_DATASET CONTENT_
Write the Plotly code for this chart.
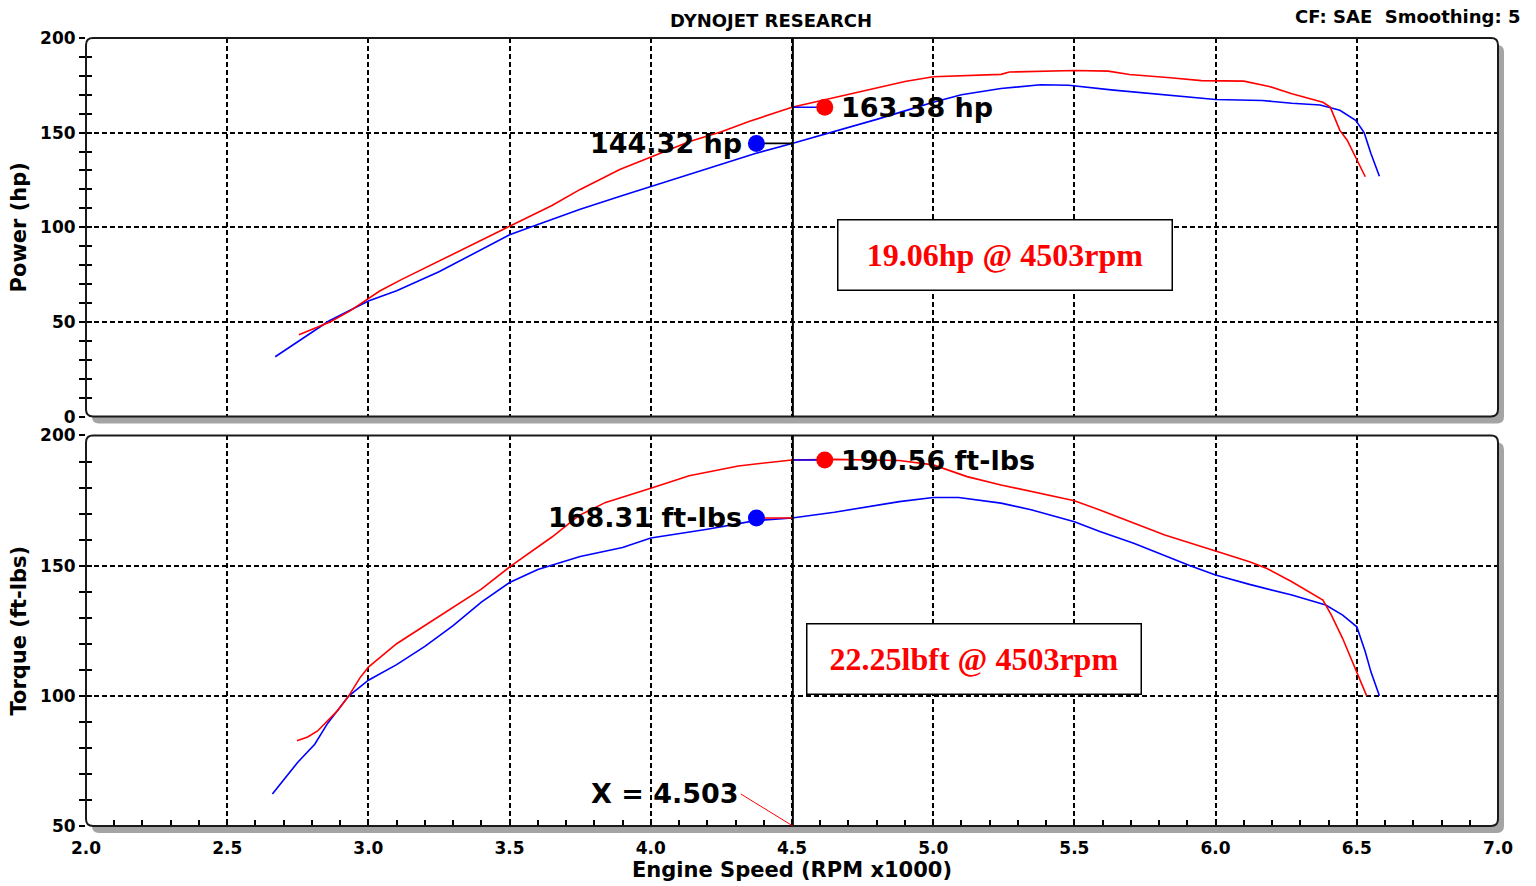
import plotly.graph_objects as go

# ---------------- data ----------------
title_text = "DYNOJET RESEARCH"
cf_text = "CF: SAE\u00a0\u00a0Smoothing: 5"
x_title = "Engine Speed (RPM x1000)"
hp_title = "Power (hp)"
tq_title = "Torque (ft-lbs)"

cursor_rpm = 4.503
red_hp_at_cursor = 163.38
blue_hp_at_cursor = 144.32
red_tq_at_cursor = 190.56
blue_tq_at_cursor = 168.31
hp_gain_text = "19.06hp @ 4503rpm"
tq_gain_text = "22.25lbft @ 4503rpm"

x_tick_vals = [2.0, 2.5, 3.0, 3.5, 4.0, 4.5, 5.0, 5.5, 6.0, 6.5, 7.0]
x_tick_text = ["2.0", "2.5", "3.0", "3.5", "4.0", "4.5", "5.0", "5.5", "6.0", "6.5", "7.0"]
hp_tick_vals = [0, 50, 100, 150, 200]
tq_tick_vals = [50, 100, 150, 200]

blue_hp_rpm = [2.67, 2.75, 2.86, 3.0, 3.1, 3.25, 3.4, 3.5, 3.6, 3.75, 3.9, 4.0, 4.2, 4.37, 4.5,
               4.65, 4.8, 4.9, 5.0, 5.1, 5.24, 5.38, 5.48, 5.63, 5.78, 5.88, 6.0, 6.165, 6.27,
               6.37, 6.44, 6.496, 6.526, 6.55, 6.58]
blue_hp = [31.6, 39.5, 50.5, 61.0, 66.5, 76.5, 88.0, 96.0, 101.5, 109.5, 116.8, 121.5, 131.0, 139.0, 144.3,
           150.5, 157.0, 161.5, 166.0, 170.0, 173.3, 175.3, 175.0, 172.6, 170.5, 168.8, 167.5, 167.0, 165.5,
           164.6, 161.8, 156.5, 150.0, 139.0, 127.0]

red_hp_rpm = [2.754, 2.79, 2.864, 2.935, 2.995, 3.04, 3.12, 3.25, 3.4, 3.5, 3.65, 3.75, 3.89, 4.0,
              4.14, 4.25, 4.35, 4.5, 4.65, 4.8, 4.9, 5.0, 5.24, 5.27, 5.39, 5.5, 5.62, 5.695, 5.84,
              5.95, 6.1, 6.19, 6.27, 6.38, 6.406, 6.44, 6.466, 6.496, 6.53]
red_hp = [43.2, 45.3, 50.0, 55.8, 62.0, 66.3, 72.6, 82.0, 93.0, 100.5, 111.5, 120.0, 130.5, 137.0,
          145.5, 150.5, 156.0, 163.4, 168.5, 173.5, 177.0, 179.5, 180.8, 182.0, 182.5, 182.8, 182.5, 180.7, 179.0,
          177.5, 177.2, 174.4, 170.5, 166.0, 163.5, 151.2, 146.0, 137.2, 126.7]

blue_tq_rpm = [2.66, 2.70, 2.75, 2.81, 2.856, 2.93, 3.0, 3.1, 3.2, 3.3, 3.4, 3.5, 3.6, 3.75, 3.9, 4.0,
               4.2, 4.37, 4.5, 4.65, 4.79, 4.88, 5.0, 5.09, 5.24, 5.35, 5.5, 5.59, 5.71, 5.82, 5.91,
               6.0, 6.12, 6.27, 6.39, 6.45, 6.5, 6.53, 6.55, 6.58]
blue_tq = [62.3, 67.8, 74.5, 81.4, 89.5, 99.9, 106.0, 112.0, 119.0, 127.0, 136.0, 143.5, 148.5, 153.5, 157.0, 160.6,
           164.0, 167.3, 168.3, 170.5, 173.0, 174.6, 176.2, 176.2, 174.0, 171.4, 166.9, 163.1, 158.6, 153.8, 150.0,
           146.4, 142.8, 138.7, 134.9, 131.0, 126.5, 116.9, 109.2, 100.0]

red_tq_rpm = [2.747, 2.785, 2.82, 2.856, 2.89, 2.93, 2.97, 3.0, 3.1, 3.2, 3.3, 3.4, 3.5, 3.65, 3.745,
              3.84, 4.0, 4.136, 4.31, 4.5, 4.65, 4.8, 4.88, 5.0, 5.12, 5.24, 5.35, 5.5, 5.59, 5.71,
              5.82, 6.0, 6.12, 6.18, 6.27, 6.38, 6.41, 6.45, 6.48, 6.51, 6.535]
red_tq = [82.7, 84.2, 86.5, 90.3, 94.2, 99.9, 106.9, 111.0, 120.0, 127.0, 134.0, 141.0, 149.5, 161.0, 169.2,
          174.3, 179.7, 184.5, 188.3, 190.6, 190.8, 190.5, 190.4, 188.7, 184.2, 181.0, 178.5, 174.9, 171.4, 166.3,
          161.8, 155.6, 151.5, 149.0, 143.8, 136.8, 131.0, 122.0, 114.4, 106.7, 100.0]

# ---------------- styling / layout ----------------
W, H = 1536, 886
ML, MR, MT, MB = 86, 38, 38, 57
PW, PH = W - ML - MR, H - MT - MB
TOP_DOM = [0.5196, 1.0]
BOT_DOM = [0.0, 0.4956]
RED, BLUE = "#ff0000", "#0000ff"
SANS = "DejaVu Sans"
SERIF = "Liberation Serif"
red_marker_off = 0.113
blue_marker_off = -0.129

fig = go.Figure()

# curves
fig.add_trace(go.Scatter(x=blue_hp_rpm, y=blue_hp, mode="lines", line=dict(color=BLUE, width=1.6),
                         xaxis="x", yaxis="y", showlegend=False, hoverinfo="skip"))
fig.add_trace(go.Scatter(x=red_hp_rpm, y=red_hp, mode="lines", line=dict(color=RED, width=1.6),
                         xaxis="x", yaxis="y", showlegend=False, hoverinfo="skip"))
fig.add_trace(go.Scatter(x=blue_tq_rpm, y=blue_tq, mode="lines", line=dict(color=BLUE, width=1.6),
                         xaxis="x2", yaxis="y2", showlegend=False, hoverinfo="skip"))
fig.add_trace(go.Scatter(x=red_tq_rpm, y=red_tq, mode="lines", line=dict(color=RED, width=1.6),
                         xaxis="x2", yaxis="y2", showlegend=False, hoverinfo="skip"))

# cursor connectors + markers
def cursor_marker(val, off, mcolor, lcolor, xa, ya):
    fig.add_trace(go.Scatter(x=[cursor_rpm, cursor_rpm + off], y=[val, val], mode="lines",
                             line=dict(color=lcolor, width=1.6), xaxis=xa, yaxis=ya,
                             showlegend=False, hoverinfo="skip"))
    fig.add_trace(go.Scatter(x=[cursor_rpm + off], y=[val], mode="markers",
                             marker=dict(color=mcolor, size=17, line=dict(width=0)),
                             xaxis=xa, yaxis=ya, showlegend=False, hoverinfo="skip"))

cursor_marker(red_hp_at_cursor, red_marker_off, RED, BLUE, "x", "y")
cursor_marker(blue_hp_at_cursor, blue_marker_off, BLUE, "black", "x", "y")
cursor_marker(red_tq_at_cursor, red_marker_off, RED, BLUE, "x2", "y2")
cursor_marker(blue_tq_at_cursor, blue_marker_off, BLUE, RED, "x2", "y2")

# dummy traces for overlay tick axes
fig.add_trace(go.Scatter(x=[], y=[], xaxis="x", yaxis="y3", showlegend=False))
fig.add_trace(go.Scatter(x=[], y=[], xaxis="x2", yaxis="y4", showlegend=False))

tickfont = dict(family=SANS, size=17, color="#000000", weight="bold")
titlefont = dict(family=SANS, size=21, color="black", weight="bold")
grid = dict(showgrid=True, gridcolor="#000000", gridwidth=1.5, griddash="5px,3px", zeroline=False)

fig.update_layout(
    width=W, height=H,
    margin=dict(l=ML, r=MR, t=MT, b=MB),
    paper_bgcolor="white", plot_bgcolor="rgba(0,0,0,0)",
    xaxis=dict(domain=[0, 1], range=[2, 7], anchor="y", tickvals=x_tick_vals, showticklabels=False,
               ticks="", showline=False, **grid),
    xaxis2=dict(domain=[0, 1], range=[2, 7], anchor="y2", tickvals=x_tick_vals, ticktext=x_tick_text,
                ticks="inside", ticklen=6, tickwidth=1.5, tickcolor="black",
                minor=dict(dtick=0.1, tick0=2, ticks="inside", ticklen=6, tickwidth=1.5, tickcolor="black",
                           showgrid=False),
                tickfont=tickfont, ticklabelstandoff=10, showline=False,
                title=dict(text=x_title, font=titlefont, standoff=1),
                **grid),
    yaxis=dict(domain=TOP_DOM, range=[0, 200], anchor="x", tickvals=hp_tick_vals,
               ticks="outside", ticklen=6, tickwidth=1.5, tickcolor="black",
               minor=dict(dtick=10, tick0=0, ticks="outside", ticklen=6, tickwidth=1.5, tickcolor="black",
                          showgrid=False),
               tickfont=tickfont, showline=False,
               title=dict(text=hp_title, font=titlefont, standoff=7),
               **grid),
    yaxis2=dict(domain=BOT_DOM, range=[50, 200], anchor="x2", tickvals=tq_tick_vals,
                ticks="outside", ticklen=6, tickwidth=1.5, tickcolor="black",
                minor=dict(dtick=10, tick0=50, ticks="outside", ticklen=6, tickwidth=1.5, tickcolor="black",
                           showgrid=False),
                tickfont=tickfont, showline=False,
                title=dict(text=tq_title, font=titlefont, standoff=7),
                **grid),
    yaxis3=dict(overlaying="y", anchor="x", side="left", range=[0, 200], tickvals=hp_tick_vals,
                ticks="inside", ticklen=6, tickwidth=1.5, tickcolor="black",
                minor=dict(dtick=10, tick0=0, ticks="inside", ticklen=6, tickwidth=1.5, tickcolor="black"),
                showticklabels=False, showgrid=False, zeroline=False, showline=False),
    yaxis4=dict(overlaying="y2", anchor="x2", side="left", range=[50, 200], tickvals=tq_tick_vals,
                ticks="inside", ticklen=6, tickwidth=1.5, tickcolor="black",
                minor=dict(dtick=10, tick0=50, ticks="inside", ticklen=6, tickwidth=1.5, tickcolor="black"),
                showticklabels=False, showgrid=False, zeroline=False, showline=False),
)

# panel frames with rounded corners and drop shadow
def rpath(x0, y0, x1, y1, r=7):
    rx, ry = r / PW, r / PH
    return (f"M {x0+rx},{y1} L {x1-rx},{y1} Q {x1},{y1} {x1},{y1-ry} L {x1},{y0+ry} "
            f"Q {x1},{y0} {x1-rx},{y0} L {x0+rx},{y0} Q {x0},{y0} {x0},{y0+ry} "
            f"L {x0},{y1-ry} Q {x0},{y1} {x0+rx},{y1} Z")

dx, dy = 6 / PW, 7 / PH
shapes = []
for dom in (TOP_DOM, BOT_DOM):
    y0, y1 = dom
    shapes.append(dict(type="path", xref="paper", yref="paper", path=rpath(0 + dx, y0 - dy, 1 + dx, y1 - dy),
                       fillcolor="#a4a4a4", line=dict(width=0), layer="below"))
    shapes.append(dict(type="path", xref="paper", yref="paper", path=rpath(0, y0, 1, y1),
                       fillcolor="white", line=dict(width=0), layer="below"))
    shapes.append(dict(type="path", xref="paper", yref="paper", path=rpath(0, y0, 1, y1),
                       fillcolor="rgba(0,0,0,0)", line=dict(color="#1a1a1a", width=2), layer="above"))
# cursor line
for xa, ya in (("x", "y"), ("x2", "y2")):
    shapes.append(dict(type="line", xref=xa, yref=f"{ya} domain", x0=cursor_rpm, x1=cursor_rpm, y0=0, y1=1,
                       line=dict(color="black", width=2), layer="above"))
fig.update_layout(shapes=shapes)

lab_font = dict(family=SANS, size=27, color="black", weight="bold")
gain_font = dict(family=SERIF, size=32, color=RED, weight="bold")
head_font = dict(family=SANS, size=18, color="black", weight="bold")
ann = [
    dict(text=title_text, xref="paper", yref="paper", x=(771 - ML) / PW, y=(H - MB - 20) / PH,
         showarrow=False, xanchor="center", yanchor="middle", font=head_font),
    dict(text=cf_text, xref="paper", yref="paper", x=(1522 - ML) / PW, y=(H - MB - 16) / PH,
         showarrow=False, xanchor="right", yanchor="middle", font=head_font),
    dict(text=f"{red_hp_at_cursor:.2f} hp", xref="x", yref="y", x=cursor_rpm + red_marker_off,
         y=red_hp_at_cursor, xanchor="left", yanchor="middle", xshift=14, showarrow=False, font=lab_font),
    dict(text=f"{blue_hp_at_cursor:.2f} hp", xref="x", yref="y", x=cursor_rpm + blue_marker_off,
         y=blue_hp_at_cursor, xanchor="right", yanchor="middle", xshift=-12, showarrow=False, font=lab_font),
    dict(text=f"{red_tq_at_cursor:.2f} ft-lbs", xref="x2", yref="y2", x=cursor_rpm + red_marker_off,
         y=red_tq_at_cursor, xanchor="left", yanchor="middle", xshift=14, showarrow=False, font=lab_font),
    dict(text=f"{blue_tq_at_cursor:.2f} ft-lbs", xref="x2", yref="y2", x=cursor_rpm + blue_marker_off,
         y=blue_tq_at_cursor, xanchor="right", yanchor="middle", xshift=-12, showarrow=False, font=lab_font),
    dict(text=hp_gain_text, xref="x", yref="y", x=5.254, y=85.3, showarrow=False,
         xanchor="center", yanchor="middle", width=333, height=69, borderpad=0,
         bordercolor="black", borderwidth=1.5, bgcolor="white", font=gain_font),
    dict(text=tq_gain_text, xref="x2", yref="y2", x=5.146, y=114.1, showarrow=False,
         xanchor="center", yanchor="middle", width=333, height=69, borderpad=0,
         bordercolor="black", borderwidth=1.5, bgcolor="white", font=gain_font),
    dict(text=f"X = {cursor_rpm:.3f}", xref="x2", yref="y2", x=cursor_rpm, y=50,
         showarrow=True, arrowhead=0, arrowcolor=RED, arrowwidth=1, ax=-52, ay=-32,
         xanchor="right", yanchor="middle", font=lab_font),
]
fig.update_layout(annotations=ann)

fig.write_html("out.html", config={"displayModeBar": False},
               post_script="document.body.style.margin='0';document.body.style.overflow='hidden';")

_YOUR GOAL_
Leave out any pictures, please, and quote only the lines from the top of the data through the line that contains "146.0, 137.2, 126.7]".

_SOLVED PROBLEM_
Write the Plotly code for this chart.
import plotly.graph_objects as go

# ---------------- data ----------------
title_text = "DYNOJET RESEARCH"
cf_text = "CF: SAE\u00a0\u00a0Smoothing: 5"
x_title = "Engine Speed (RPM x1000)"
hp_title = "Power (hp)"
tq_title = "Torque (ft-lbs)"

cursor_rpm = 4.503
red_hp_at_cursor = 163.38
blue_hp_at_cursor = 144.32
red_tq_at_cursor = 190.56
blue_tq_at_cursor = 168.31
hp_gain_text = "19.06hp @ 4503rpm"
tq_gain_text = "22.25lbft @ 4503rpm"

x_tick_vals = [2.0, 2.5, 3.0, 3.5, 4.0, 4.5, 5.0, 5.5, 6.0, 6.5, 7.0]
x_tick_text = ["2.0", "2.5", "3.0", "3.5", "4.0", "4.5", "5.0", "5.5", "6.0", "6.5", "7.0"]
hp_tick_vals = [0, 50, 100, 150, 200]
tq_tick_vals = [50, 100, 150, 200]

blue_hp_rpm = [2.67, 2.75, 2.86, 3.0, 3.1, 3.25, 3.4, 3.5, 3.6, 3.75, 3.9, 4.0, 4.2, 4.37, 4.5,
               4.65, 4.8, 4.9, 5.0, 5.1, 5.24, 5.38, 5.48, 5.63, 5.78, 5.88, 6.0, 6.165, 6.27,
               6.37, 6.44, 6.496, 6.526, 6.55, 6.58]
blue_hp = [31.6, 39.5, 50.5, 61.0, 66.5, 76.5, 88.0, 96.0, 101.5, 109.5, 116.8, 121.5, 131.0, 139.0, 144.3,
           150.5, 157.0, 161.5, 166.0, 170.0, 173.3, 175.3, 175.0, 172.6, 170.5, 168.8, 167.5, 167.0, 165.5,
           164.6, 161.8, 156.5, 150.0, 139.0, 127.0]

red_hp_rpm = [2.754, 2.79, 2.864, 2.935, 2.995, 3.04, 3.12, 3.25, 3.4, 3.5, 3.65, 3.75, 3.89, 4.0,
              4.14, 4.25, 4.35, 4.5, 4.65, 4.8, 4.9, 5.0, 5.24, 5.27, 5.39, 5.5, 5.62, 5.695, 5.84,
              5.95, 6.1, 6.19, 6.27, 6.38, 6.406, 6.44, 6.466, 6.496, 6.53]
red_hp = [43.2, 45.3, 50.0, 55.8, 62.0, 66.3, 72.6, 82.0, 93.0, 100.5, 111.5, 120.0, 130.5, 137.0,
          145.5, 150.5, 156.0, 163.4, 168.5, 173.5, 177.0, 179.5, 180.8, 182.0, 182.5, 182.8, 182.5, 180.7, 179.0,
          177.5, 177.2, 174.4, 170.5, 166.0, 163.5, 151.2, 146.0, 137.2, 126.7]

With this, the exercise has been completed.